U.S. Route 220 Alternate, the main route along the valley, ran along the floodplain, but the main route designation has been relocated to the Nittany Valley north of Port Matilda in conjunction with the ongoing extension of Interstate 99 to Interstate 80. The road north of there is now known as U.S. 220 Alternate. I-80 runs east-west across the valley between Snow Shoe and Bellefonte. U.S. Route 322, Skytop Mountain Road, also crosses the valley through Port Matilda, and across the ridge in a cut at "Skytop". I-99 runs through the upper valley mostly along the ridge, then wraps around Port Matilda to pick up U.S. 322 in a tandem alignment, before crossing the ridge in the now expanded Skytop cut.

Canal

The Bald Eagle and Spring Creek Navigation Company began building up the Bald Eagle Valley from Lock Haven in 1834. It reached Howard in 1837, but construction stalled, and it only reached Milesburg in 1847 and Bellefonte in 1848. Initially successful, the canal began to face railroad competition during the Civil War, and was not rebuilt after its destruction by flooding in 1865.

Rail

Construction began in 1858 on Centre County's first railroad, the Bellefonte and Snow Shoe Railroad, which entered the valley through the Spring Creek water gap at Milesburg. By 1862 the line up the Wallace Run side valley, from Wingate to the timber and coal resources of Snow Shoe, was completed. It ran along the stream bed to the foot of the Allegheny Front, then climbed half of the line's 886 feet (270 m) vertical rise via a unique series of switchbacks in a steep box canyon near 40.99°N 77.88°W / 40.99; -77.88 .

The Pennsylvania Railroad financed the construction of the Bald Eagle Valley Railroad line through the valley, along the floodplain from Tyrone to Lock Haven. When completed in 1865, it used the Bellefonte & Snow Shoe Railroad track between Wingate and Milesburg. The Pennsylvania Railroad bought the Bellefonte & Snow Shoe Railroad in 1881, making its former line the Snow Shoe and Bellefonte branches. The Snow Shoe branch has been abandoned, but the Nittany and Bald Eagle Railroad shortline still runs the lines from Tyrone to Lock Haven and Bellefonte.

Air

Ridge Soaring Gliderport, the only airport in the valley, is active (except in winter) with pilot training and glider rides. The former Peterson Memorial Airport, near Tyrone, closed in 1976, and was converted to an industrial park.

North of the valley, near Black Moshannon State Park, lies Mid-State Regional Airport, however, it was shut down after the creation of University Park Airport.

Geology

Bald Eagle Valley is in the western part of the Ridge and Valley province of the Appalachian Mountains. During the Appalachian orogeny, sedimentary rock layers on the supercontinent of Pangaea were folded, forming a huge mountain range. The Nittany Arch was an ancient Himalayan-scale mountain that once towered above what is now the adjacent Nittany Valley.

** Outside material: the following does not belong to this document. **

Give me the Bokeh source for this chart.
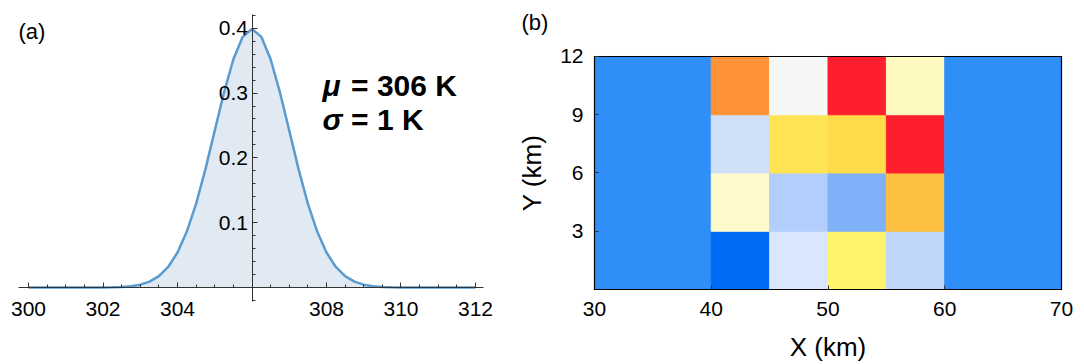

The oldest rock layers from deep within the eroded mountain are now exposed on the east side of the Bald Eagle ridge. Younger rocks from the outer layers of the arch are exposed in the Bald Eagle Valley, with the youngest at the foot of the Allegheny Front. The rock layers in the valley were folded from horizontal to almost vertical, and now read like pages in a geologic history book covering the entire Devonian period. The vertical attitude of the rocks also contributes to the straightness of the valley.

Erosion resistant Silurian Tuscarora Formation quartzite left the Bald Eagle ridge standing above the valley. Bald Eagle Creek runs at the foot of the ridge on a bed of Devonian Hamilton Group shale. Durable Lock Haven Formation mudstone forms a parallel series of steep elongated knolls running west of the floodplain, some almost as high as the ridge. Catskill Formation sandstone underlies a series of lower gently rolling hills at the foot of the plateau, which is in turn formed from uplifted Mississippian Sandstone.